Running on the Cracks is Donaldson's longest book.

==Recognition==

Running on the Cracks won the Nasen Inclusive Children's Book Award 2009, and was shortlisted for the Independent Booksellers award.

- “Leo’s plight is universal and sure to attract the attention and empathy of many American teens.”—Booklist
- “This fast-paced, richly characterized Scottish import, imbued with the important message that friends are the family you choose, will be a boon to libraries looking to add more world literature to their teen collections.”—Kirkus Reviews
- “This engaging, bittersweet story follows biracial British teenager Leonora ('Leo') Watts-Chan… The fast pace and short chapters should appeal to readers, who will celebrate the hopeful ending.”—Publishers Weekly

==Adaptations==

Running on the Cracks has been adapted for the stage by the Tron Theatre. The production toured in 2013, including a staging at the Pilot Theatre and the York Theatre Royal. The book was adapted by writer Andy Arnold, directed by Katie Posner and the lead role of Leo was performed by Jessica Henwick.

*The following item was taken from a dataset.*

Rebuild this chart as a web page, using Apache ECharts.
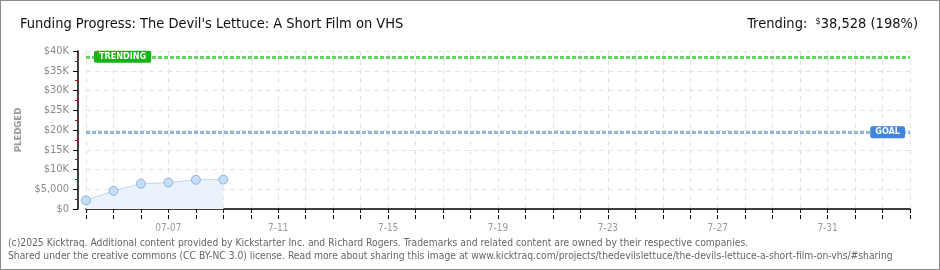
<!DOCTYPE html>
<html style="height: 100%">
<head>
  <meta charset="utf-8">
  <script src="https://cdn.jsdelivr.net/npm/echarts@6/dist/echarts.min.js"></script>
  <style type="text/css">
    * { margin: 0; padding: 0; }
    body { width: 940px; height: 270px; background: #fff; }
    #container { width: 938px; height: 268px; border: 1px solid #8a8a8a; }
  </style>
</head>
<body>
  <div id="container"></div>
  <script type="text/javascript">
    // campaign days (7-04 .. 8-03)
    var dates = ['7-04','7-05','7-06','7-07','7-08','7-09','7-10','7-11','7-12','7-13','7-14',
                 '7-15','7-16','7-17','7-18','7-19','7-20','7-21','7-22','7-23','7-24','7-25',
                 '7-26','7-27','7-28','7-29','7-30','7-31','8-01','8-02','8-03'];
    var xTickLabels = ['07-07','7-11','7-15','7-19','7-23','7-27','7-31'];
    var pledged = [2200, 4600, 6400, 6700, 7400, 7450];
    var yTickLabels = ['$0','$5,000','$10K','$15K','$20K','$25K','$30K','$35K','$40K'];
    var goal = 19458;
    var trending = 38528;

    var dom = document.getElementById('container');
    var myChart = echarts.init(dom);
    var font = '"DejaVu Sans Condensed", "Liberation Sans Narrow", sans-serif';

    var option = {
      animation: false,
      title: [{
        text: 'Funding Progress: The Devil\'s Lettuce: A Short Film on VHS',
        left: 19, top: 16, padding: 0,
        textStyle: { fontFamily: font, fontSize: 14.5, fontWeight: 'normal', color: '#111' }
      }, {
        text: 'Trending:  {s|$}38,528 (198%)',
        right: 21, top: 16, padding: 0,
        textStyle: { fontFamily: font, fontSize: 14.5, fontWeight: 'normal', color: '#111',
          rich: { s: { fontSize: 9, verticalAlign: 'top', color: '#111', fontFamily: font, padding: [0, 0, 6, 0] } } }
      }, {
        text: '(c)2025 Kicktraq. Additional content provided by Kickstarter Inc. and Richard Rogers. Trademarks and related content are owned by their respective companies.\nShared under the creative commons (CC BY-NC 3.0) license. Read more about sharing this image at www.kicktraq.com/projects/thedevilslettuce/the-devils-lettuce-a-short-film-on-vhs/#sharing',
        left: 7, top: 236, padding: 0,
        textStyle: { fontFamily: font, fontSize: 10.25, fontWeight: 'normal', color: '#666', lineHeight: 13 }
      }],
      grid: { left: 85, right: 29, top: 50, bottom: 60 },
      xAxis: [{
        type: 'category',
        data: dates,
        boundaryGap: false,
        offset: 10,
        axisLine: { lineStyle: { color: '#000', width: 1.5 } },
        axisTick: { interval: 0, length: 4, lineStyle: { color: '#000' } },
        axisLabel: {
          interval: function (i) { return i % 4 === 3; },
          formatter: function (v, i) { return xTickLabels[(i - 3) / 4]; },
          color: '#999', fontFamily: font, fontSize: 10, margin: 4
        },
        splitLine: { show: true, interval: 0, lineStyle: { color: '#e3e3e3', type: [5, 4] } }
      }, {
        type: 'category',
        data: dates,
        boundaryGap: false,
        position: 'bottom',
        offset: 10,
        axisLine: { show: false },
        axisTick: { inside: true, interval: 0, length: 4, lineStyle: { color: '#000' } },
        axisLabel: { show: false }
      }],
      yAxis: {
        type: 'value',
        min: 0, max: 40000, interval: 5000,
        offset: 8,
        name: 'PLEDGED',
        nameLocation: 'middle',
        nameGap: 53,
        nameTextStyle: { color: '#999', fontFamily: font, fontSize: 9.5, fontWeight: 'bold' },
        axisLine: { show: true, lineStyle: { color: '#000', width: 1.5 } },
        axisTick: { show: true, length: 5, lineStyle: { color: '#000' } },
        minorTick: { show: true, splitNumber: 2, length: 3, lineStyle: { color: '#e00000' } },
        axisLabel: {
          formatter: function (v) { return yTickLabels[v / 5000]; },
          color: '#8a8a8a', fontFamily: font, fontSize: 11, margin: 9
        },
        splitLine: { lineStyle: { color: '#e3e3e3', type: [5, 4] } }
      },
      series: [{
        name: 'Pledged',
        type: 'line',
        data: pledged,
        symbol: 'circle',
        symbolSize: 9,
        lineStyle: { color: '#bcd5f1', width: 1 },
        itemStyle: { color: '#c6ddf6', borderColor: '#8fb2de', borderWidth: 1 },
        areaStyle: { color: '#eaf2fc', opacity: 1 },
        markLine: {
          silent: true,
          symbol: 'none',
          data: [{
            yAxis: trending,
            lineStyle: { color: '#62d862', width: 3, type: [4, 2] },
            label: {
              formatter: 'TRENDING', position: 'insideStartTop', distance: [8, 0],
              verticalAlign: 'middle', align: 'left',
              backgroundColor: '#16b416', color: '#fff', padding: [2, 5, 1, 5], borderRadius: 2,
              fontFamily: font, fontSize: 9, fontWeight: 'bold'
            }
          }, {
            yAxis: goal,
            lineStyle: { color: '#93b5de', width: 3, type: [4, 2] },
            label: {
              formatter: 'GOAL', position: 'insideEndTop', distance: [5, 0],
              verticalAlign: 'middle', align: 'right',
              backgroundColor: '#3d86d8', color: '#fff', padding: [2, 5, 1, 5], borderRadius: 2,
              fontFamily: font, fontSize: 9, fontWeight: 'bold'
            }
          }]
        }
      }]
    };

    myChart.setOption(option, true);
  </script>
</body>
</html>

The play received positive reviews from critics, with The Guardian describing it as "gripping", The Scotsman praising the "fine performances from the five-strong cast, with Gaylie Runciman in poignant form as Mary, and Jessica Henwick outstanding as Leo", and The Times giving four stars and noting the show's "edge-of-the-seat excitement of a thriller". STV also gave four stars.